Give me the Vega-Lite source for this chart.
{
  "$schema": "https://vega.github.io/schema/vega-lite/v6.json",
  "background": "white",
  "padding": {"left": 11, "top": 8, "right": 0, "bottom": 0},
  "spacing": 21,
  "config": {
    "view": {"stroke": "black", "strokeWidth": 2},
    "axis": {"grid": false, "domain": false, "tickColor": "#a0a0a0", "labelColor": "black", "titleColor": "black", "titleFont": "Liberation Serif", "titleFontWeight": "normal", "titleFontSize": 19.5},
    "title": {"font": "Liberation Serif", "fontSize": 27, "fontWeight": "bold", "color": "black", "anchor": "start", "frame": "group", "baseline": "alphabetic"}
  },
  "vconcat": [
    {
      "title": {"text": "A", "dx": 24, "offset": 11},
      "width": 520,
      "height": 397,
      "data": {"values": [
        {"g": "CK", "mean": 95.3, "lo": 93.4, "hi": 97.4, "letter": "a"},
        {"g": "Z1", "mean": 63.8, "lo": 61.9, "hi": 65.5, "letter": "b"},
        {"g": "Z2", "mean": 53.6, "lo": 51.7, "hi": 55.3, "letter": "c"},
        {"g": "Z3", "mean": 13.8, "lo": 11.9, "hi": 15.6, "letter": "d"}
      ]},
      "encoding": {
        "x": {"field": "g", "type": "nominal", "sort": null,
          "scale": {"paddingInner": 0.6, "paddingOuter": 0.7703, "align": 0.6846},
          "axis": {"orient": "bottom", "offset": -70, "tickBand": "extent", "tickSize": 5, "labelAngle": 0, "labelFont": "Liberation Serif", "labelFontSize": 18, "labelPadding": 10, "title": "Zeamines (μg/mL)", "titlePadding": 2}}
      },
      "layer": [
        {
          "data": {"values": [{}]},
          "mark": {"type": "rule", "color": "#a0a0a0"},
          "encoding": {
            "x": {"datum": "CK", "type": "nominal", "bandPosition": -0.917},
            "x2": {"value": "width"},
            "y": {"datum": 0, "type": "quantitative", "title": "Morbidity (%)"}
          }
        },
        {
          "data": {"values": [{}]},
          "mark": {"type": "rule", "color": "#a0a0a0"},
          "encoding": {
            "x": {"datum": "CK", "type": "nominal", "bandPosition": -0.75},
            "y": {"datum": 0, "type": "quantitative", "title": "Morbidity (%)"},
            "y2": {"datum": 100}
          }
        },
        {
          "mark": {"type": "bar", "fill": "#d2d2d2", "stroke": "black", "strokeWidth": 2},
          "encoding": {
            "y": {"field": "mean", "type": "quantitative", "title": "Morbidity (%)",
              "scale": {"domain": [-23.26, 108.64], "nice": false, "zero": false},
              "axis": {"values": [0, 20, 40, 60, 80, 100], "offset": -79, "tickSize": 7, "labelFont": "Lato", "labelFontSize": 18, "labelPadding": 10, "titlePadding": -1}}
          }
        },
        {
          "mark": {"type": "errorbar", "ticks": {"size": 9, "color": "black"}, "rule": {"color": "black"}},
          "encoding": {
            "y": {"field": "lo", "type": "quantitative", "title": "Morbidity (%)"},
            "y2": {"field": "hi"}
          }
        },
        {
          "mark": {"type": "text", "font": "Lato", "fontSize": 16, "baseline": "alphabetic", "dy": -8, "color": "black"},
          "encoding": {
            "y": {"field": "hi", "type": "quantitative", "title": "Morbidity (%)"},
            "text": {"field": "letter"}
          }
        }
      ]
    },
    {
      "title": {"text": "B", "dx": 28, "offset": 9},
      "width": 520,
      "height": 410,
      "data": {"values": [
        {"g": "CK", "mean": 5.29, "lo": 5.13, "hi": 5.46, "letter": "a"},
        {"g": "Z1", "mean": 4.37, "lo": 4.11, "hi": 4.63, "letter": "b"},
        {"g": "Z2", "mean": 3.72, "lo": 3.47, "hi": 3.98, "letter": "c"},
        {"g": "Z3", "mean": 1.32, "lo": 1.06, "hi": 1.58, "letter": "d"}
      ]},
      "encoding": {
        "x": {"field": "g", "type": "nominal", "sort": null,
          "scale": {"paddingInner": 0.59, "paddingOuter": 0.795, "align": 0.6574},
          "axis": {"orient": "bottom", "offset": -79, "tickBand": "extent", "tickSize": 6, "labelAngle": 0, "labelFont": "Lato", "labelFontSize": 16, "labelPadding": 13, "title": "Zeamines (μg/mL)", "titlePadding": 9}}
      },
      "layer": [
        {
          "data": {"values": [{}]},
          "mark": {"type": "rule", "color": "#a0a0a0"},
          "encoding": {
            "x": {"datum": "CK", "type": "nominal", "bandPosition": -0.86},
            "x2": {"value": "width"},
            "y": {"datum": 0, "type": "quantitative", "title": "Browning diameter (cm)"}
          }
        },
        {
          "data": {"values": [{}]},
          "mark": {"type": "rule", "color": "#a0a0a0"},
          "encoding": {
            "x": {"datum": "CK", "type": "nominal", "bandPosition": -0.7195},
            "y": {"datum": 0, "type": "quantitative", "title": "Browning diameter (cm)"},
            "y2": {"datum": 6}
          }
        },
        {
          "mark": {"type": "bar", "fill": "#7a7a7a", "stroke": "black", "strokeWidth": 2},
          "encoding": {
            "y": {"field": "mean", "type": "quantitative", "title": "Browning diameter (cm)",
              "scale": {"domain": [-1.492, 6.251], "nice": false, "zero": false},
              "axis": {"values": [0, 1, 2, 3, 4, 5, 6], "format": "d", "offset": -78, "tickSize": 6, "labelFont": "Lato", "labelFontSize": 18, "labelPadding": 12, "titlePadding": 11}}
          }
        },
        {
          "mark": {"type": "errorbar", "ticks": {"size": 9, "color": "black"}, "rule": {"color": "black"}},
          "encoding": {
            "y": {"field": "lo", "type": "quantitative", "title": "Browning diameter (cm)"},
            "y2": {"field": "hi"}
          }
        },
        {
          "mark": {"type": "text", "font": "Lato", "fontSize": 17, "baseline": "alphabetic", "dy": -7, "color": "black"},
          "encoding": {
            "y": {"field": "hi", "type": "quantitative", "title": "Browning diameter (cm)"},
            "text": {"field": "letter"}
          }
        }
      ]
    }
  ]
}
*-*-*
_WHAT THE TASK ASKS_
Nothing should be changed: write out all of the data as is.

_OUTPUT OF THE TASK_
Give me the Vega-Lite source for this chart.
{
  "$schema": "https://vega.github.io/schema/vega-lite/v6.json",
  "background": "white",
  "padding": {"left": 11, "top": 8, "right": 0, "bottom": 0},
  "spacing": 21,
  "config": {
    "view": {"stroke": "black", "strokeWidth": 2},
    "axis": {"grid": false, "domain": false, "tickColor": "#a0a0a0", "labelColor": "black", "titleColor": "black", "titleFont": "Liberation Serif", "titleFontWeight": "normal", "titleFontSize": 19.5},
    "title": {"font": "Liberation Serif", "fontSize": 27, "fontWeight": "bold", "color": "black", "anchor": "start", "frame": "group", "baseline": "alphabetic"}
  },
  "vconcat": [
    {
      "title": {"text": "A", "dx": 24, "offset": 11},
      "width": 520,
      "height": 397,
      "data": {"values": [
        {"g": "CK", "mean": 95.3, "lo": 93.4, "hi": 97.4, "letter": "a"},
        {"g": "Z1", "mean": 63.8, "lo": 61.9, "hi": 65.5, "letter": "b"},
        {"g": "Z2", "mean": 53.6, "lo": 51.7, "hi": 55.3, "letter": "c"},
        {"g": "Z3", "mean": 13.8, "lo": 11.9, "hi": 15.6, "letter": "d"}
      ]},
      "encoding": {
        "x": {"field": "g", "type": "nominal", "sort": null,
          "scale": {"paddingInner": 0.6, "paddingOuter": 0.7703, "align": 0.6846},
          "axis": {"orient": "bottom", "offset": -70, "tickBand": "extent", "tickSize": 5, "labelAngle": 0, "labelFont": "Liberation Serif", "labelFontSize": 18, "labelPadding": 10, "title": "Zeamines (μg/mL)", "titlePadding": 2}}
      },
      "layer": [
        {
          "data": {"values": [{}]},
          "mark": {"type": "rule", "color": "#a0a0a0"},
          "encoding": {
            "x": {"datum": "CK", "type": "nominal", "bandPosition": -0.917},
            "x2": {"value": "width"},
            "y": {"datum": 0, "type": "quantitative", "title": "Morbidity (%)"}
          }
        },
        {
          "data": {"values": [{}]},
          "mark": {"type": "rule", "color": "#a0a0a0"},
          "encoding": {
            "x": {"datum": "CK", "type": "nominal", "bandPosition": -0.75},
            "y": {"datum": 0, "type": "quantitative", "title": "Morbidity (%)"},
            "y2": {"datum": 100}
          }
        },
        {
          "mark": {"type": "bar", "fill": "#d2d2d2", "stroke": "black", "strokeWidth": 2},
          "encoding": {
            "y": {"field": "mean", "type": "quantitative", "title": "Morbidity (%)",
              "scale": {"domain": [-23.26, 108.64], "nice": false, "zero": false},
              "axis": {"values": [0, 20, 40, 60, 80, 100], "offset": -79, "tickSize": 7, "labelFont": "Lato", "labelFontSize": 18, "labelPadding": 10, "titlePadding": -1}}
          }
        },
        {
          "mark": {"type": "errorbar", "ticks": {"size": 9, "color": "black"}, "rule": {"color": "black"}},
          "encoding": {
            "y": {"field": "lo", "type": "quantitative", "title": "Morbidity (%)"},
            "y2": {"field": "hi"}
          }
        },
        {
          "mark": {"type": "text", "font": "Lato", "fontSize": 16, "baseline": "alphabetic", "dy": -8, "color": "black"},
          "encoding": {
            "y": {"field": "hi", "type": "quantitative", "title": "Morbidity (%)"},
            "text": {"field": "letter"}
          }
        }
      ]
    },
    {
      "title": {"text": "B", "dx": 28, "offset": 9},
      "width": 520,
      "height": 410,
      "data": {"values": [
        {"g": "CK", "mean": 5.29, "lo": 5.13, "hi": 5.46, "letter": "a"},
        {"g": "Z1", "mean": 4.37, "lo": 4.11, "hi": 4.63, "letter": "b"},
        {"g": "Z2", "mean": 3.72, "lo": 3.47, "hi": 3.98, "letter": "c"},
        {"g": "Z3", "mean": 1.32, "lo": 1.06, "hi": 1.58, "letter": "d"}
      ]},
      "encoding": {
        "x": {"field": "g", "type": "nominal", "sort": null,
          "scale": {"paddingInner": 0.59, "paddingOuter": 0.795, "align": 0.6574},
          "axis": {"orient": "bottom", "offset": -79, "tickBand": "extent", "tickSize": 6, "labelAngle": 0, "labelFont": "Lato", "labelFontSize": 16, "labelPadding": 13, "title": "Zeamines (μg/mL)", "titlePadding": 9}}
      },
      "layer": [
        {
          "data": {"values": [{}]},
          "mark": {"type": "rule", "color": "#a0a0a0"},
          "encoding": {
            "x": {"datum": "CK", "type": "nominal", "bandPosition": -0.86},
            "x2": {"value": "width"},
            "y": {"datum": 0, "type": "quantitative", "title": "Browning diameter (cm)"}
          }
        },
        {
          "data": {"values": [{}]},
          "mark": {"type": "rule", "color": "#a0a0a0"},
          "encoding": {
            "x": {"datum": "CK", "type": "nominal", "bandPosition": -0.7195},
            "y": {"datum": 0, "type": "quantitative", "title": "Browning diameter (cm)"},
            "y2": {"datum": 6}
          }
        },
        {
          "mark": {"type": "bar", "fill": "#7a7a7a", "stroke": "black", "strokeWidth": 2},
          "encoding": {
            "y": {"field": "mean", "type": "quantitative", "title": "Browning diameter (cm)",
              "scale": {"domain": [-1.492, 6.251], "nice": false, "zero": false},
              "axis": {"values": [0, 1, 2, 3, 4, 5, 6], "format": "d", "offset": -78, "tickSize": 6, "labelFont": "Lato", "labelFontSize": 18, "labelPadding": 12, "titlePadding": 11}}
          }
        },
        {
          "mark": {"type": "errorbar", "ticks": {"size": 9, "color": "black"}, "rule": {"color": "black"}},
          "encoding": {
            "y": {"field": "lo", "type": "quantitative", "title": "Browning diameter (cm)"},
            "y2": {"field": "hi"}
          }
        },
        {
          "mark": {"type": "text", "font": "Lato", "fontSize": 17, "baseline": "alphabetic", "dy": -7, "color": "black"},
          "encoding": {
            "y": {"field": "hi", "type": "quantitative", "title": "Browning diameter (cm)"},
            "text": {"field": "letter"}
          }
        }
      ]
    }
  ]
}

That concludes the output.